Queer: a word with a history. A word that has been flung like a stone; picked up and hurled at us, a word we can claim for us. Queer: odd, strange, unseemly, disturbed, disturbing. Queer: a feeling, a sick feeling; feeling queer as feeling nausea. When we think of what this word has gathered, we gather around the word.  It is a fragile assembly. To create an assembly we would not begin with queers who are fragile although fragile queers might appear somewhere along the way. Queer fragility: to offer a meditation on fragility and how it can provide a queer connection, an odd, sometimes startling and always sensational connection, between what and who is deemed fragile.

In older uses of queer – queer to describe anything that is noticeable because it is odd – queer and fragility were often companions. A companion is a travelling companion. In one of George Eliot’s essays, “Three Months in Weimar” the narrator describes the sound of an old piano thus: “it’s tones now so queer and feeble like those of an invalided old woman whose voice could once make a heart beat with fond passion.” So: queer and feeble.

Feeble, frail, invalid, incapacitate, falter, weak, tearful, worn; tear; wear; queer too, queer is there, too.

These proximities tell a story. We might get in touch with things at the very point at which they, or we, are worn or worn down; those moments when we break or break down, when we shatter under the weight of history.

Crip, queer: shattering words.

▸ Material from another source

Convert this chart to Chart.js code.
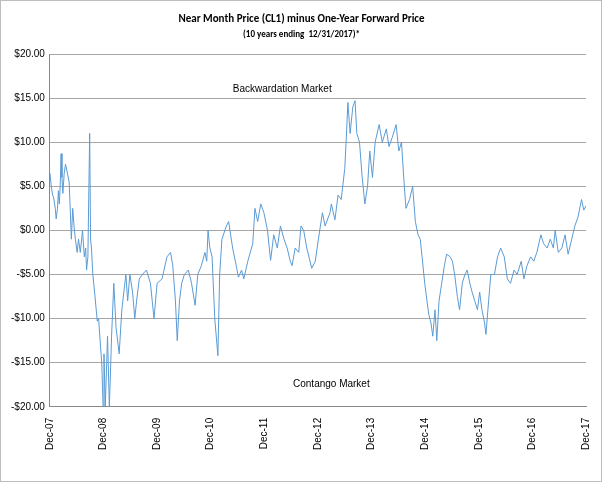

Carrie Sandahl teases out the “affinities and tensions” between crip and queer (1993: 26). Crip and queer: both these words have hurtful histories; they are words that drip with insult. They are words that are claimed, becoming pointed; becoming ways of pointing to something, because they keep alive that history: negation as political sensation.

This affinity and tension might be carried by the words themselves. For Eve Kosofsky Sedgwick what makes queer a “politically potent term” is how it cleaves to “childhood scenes of shame” (1993: 4). The potency of queer is what it cannot not bring up. Alison Kafer explores how the word “crip” is charged word. Drawing on Nancy Mairs’ essay on wanting people to wince at the word, she suggests “this desire to make people wince suggests an urge to shake things up, to jolt people out of their everyday understandings of bodies and minds, of normalcy and deviance” (2013: 15). Queer and crip: willful words that work by insisting on what they bring up; a charged history, a shattering history; they are shattering words.

Feminism too: tends to break things when said.

Shattering words. The sound of breaking glass.

A shattering can be evocative: it can bring strong images, memories, feelings, to mind.

After all we began with an evocation: the sound of an old piano evoking the sound of an “invalided old woman.” Could this evocation vibrate with affection? Could a heart beat with passion for what is wavering and quavering? Could we hear in valid, truth coming from strength, the violence of a history that demands something from those who cannot embody something?

Ableism: hearing you sound out of tune, a body as abrasion.

So queer and feeble: attuned to the sound of that sound.

Eli Clare’s Exile and Pride: Disability, Queerness and Liberation offers a sustained attention to fragility as a consequence of a world that is wearing, of a world that does not accommodate a body; of a world that does not provide a body with a home. Writing about his experience of cerebral palsy, Clare describes climbing up and down a mountain: “my feet simply don’t know the necessary balance. I lurch one from one rock to the next, catching myself repeatedly as I start to fall” alongside his experience of writing “the faster I try to write, the more the pen slides out of my control, muscles spasm, then contract trying to stop the tremors, my shoulder and upper arm painfully tight” (7). Writing, climbing: they are activities, a body doing things, trying things.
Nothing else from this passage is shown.